When you buy land or property in Sweden you put in an offer. The highest bid is often made public on the estate agent’s website, but if not, the estate agent will call/text to update you when you have been outbid. In the same way, you can reach out to a real estate agent and ask about the current bid, before placing yours.

Then, if you are the highest bidder, you win the right to apply to buy it. If the seller accepts, you fill out some paperwork and then it’s yours!

The paperwork I filled out included:

  • Purchasing contract (Köpekontrakt)
  • Letter of purchase (Köpebrev)
  • Deposit agreement (Depositionsavtal – handpenning)
  • Deed of Renunciation (Avstående från boendekalkyl)

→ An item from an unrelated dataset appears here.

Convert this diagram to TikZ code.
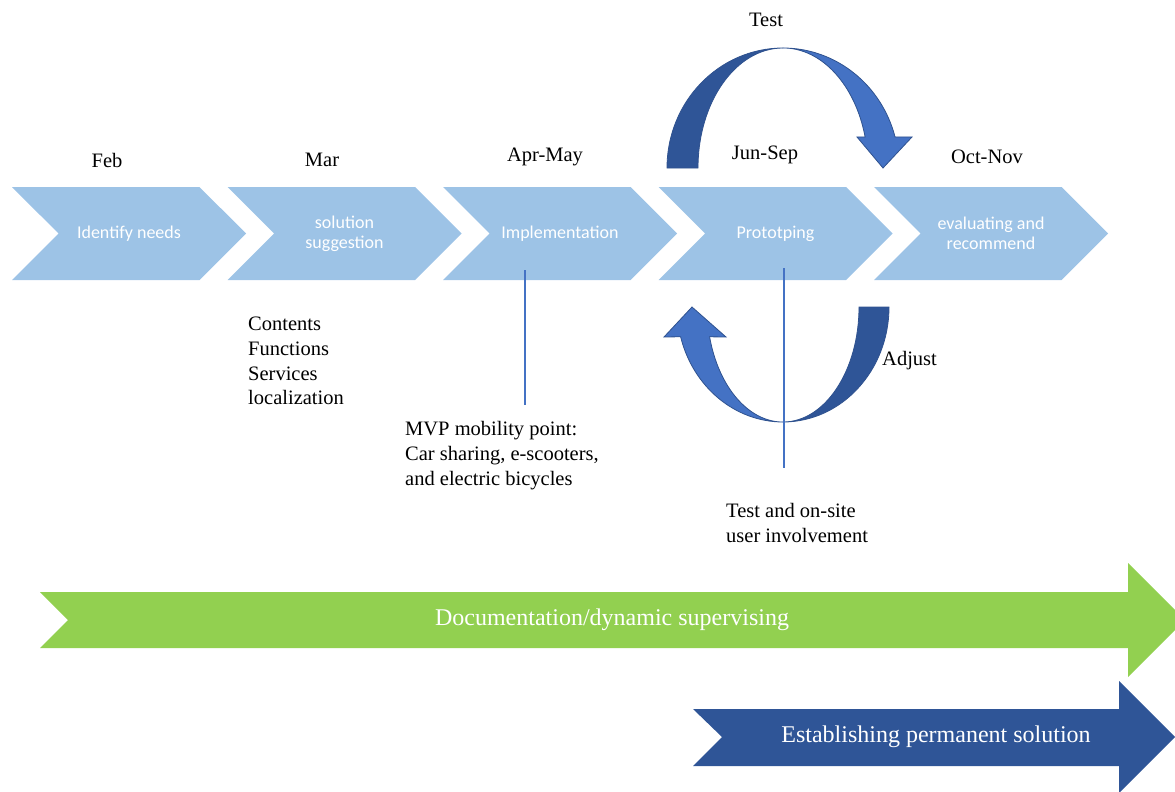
\documentclass[tikz,border=0pt]{standalone}
\usepackage{fontspec}
\setmainfont{Liberation Serif}
\newfontfamily\calibri{Carlito}
\usepackage{xcolor}
\usetikzlibrary{shapes.symbols}
\usetikzlibrary{positioning}

\definecolor{stepblue}{HTML}{9DC3E6}
\definecolor{loopdark}{HTML}{2F5597}
\definecolor{looplight}{HTML}{4472C4}
\definecolor{loopline}{HTML}{2F528F}
\definecolor{docgreen}{HTML}{92D050}

\begin{document}
\begin{tikzpicture}[x=1pt,y=1pt,node distance=215.5pt,
  phase node/.style={signal,signal from=west,signal to=east,signal pointer angle=90,
    minimum width=234pt,minimum height=93pt,inner sep=0pt,fill=stepblue,text=white,
    align=center,font=\calibri\fontsize{18}{20}\selectfont},
  month node/.style={font=\fontsize{20.5}{24.7}\selectfont},
  note node/.style={anchor=west,align=left,inner sep=0pt,font=\fontsize{20.5}{24.7}\selectfont},
  loop back/.style={fill=loopdark,draw=loopline,line width=0.8pt},
  loop front/.style={fill=looplight,draw=loopline,line width=0.8pt},
  band text/.style={text=white,font=\fontsize{24}{28}\selectfont}]

  \useasboundingbox (0,0) rectangle (1175,-792);
  \clip (0,0) rectangle (1175,-792);

  % phases
  \node[phase node] (1) at (129,-233.5) {Identify needs};
  \node[phase node] (2) [right of=1] {solution\\suggestion};
  \node[phase node] (3) [right of=2] {Implementation};
  \node[phase node] (4) [right of=3] {Prototping};
  \node[phase node] (5) [right of=4] {evaluating and\\recommend};

  % months
  \node[month node] (feb) at (107,-160) {Feb};
  \node[month node] (mar) at (322,-160) {Mar};
  \node[month node] (aprmay) at (545,-157) {Apr-May};
  \node[month node] (junsep) at (765,-155) {Jun-Sep};
  \node[month node] (octnov) at (987,-157) {Oct-Nov};

  % test loop (top)
  \path[loop back] (667,-168) arc[start angle=180,end angle=90,x radius=116,y radius=120]
    arc[start angle=90,end angle=180,x radius=85,y radius=120] -- cycle;
  \path[loop front] (783,-48) arc[start angle=90,end angle=15,x radius=116,y radius=120]
    -- (912,-137) -- (883,-168) -- (857,-137) -- (865.1,-136.9)
    arc[start angle=15,end angle=90,x radius=85,y radius=120] -- cycle;
  \node[month node] (test) at (766,-20) {Test};

  % adjust loop (bottom)
  \path[loop back] (889,-307) arc[start angle=0,end angle=-90,x radius=106,y radius=115]
    arc[start angle=-90,end angle=0,x radius=76,y radius=115] -- cycle;
  \path[loop front] (783,-422) arc[start angle=270,end angle=195,x radius=106,y radius=115]
    -- (664,-337) -- (692,-307) -- (726,-337) -- (709.6,-336.8)
    arc[start angle=195,end angle=270,x radius=76,y radius=115] -- cycle;
  \node[note node] (adjust) at (882,-361) {Adjust};

  % markers
  \coordinate (m3top) at (525,-270);
  \coordinate (m3bot) at (525,-405);
  \coordinate (m4top) at (784,-268);
  \coordinate (m4bot) at (784,-468);
  \draw[looplight,line width=2.6pt] (m3top) -- (m3bot);
  \draw[looplight,line width=1.8pt] (m4top) -- (m4bot);

  % notes
  \node[note node] (needs) at (248,-361) {Contents\\Functions\\Services\\localization};
  \node[note node] (mvp) at (405,-455.5) {MVP mobility point:\\Car sharing, e-scooters,\\and electric bicycles};
  \node[note node] (onsite) at (726,-523) {Test and on-site\\user involvement};

  % long arrows
  \path[fill=docgreen] (40,-592) -- (1128,-592) -- (1128,-563) -- (1185,-620)
    -- (1128,-677) -- (1128,-648) -- (40,-648) -- (68,-620) -- cycle;
  \node[band text] (doc) at (612,-620) {Documentation/dynamic supervising};
  \path[fill=loopdark] (693,-709) -- (1119,-709) -- (1119,-681) -- (1175,-737)
    -- (1119,-793) -- (1119,-766) -- (693,-766) -- (722,-737) -- cycle;
  \node[band text] (perm) at (936,-737) {Establishing permanent solution};
\end{tikzpicture}
\end{document}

From the time I went to see the land to signing the papers, it took 5 days. It took a bit longer for my ownership to be processed officially.

What does it cost to buy land in Sweden?

You pay the cost of the land, some charges (see below) and 1.5% to the Swedish tax agency “skatteverket”. Land is non taxable so there are no ongoing taxes on empty land/forest. There is also a tax on capital gains when you sell, around 20%.

Purchasing costs

To give you an insight into the purchasing costs, here are the costs I paid for my land in December 2020:

  • Deed – Sek. 825,00
  • Transcript in the record book – Sek. 100,00
  • Stamp duty – Sek. 2.200,00
  • Rectification fee to the real estate agent – Sek. 1.300,00
  • Tax on rectification fee Sek. 325,00

In total, I paid 4.750 SEK in purchasing costs. I bought the land as a cash sale, but if you were to take out a mortgage for buying you would of course have additional costs.

Seeing the land before bidding and buying

I bought my land in December 2020, right before Denmark and Sweden went into a border-closing fight due to the pandemic – lucky!

A Friday evening an email from Hemnet landed in my inbox listing what was for sale within my criteria, and here I noticed a cheap chunk of land in Småland – an area I had no real knowledge of at the time. The following day I put in the coordinates on Google Maps and drove about 2 hours north of Copenhagen. Land most likely won’t have an address you can put into your GPS or Google Maps, but either coordinates and/or a plot ID.

I mapped out the land to the best of my ability to get a sense of both the size and what was on it. It’s hard to know exactly what you’re buying when the leaves have fallen off the deciduous trees and ferns have died back, but for this part, it was, for me, all about gut feeling – and it felt right.

As with any bigger purchase, I would however strongly advice seeing the place before buying, if at all possible.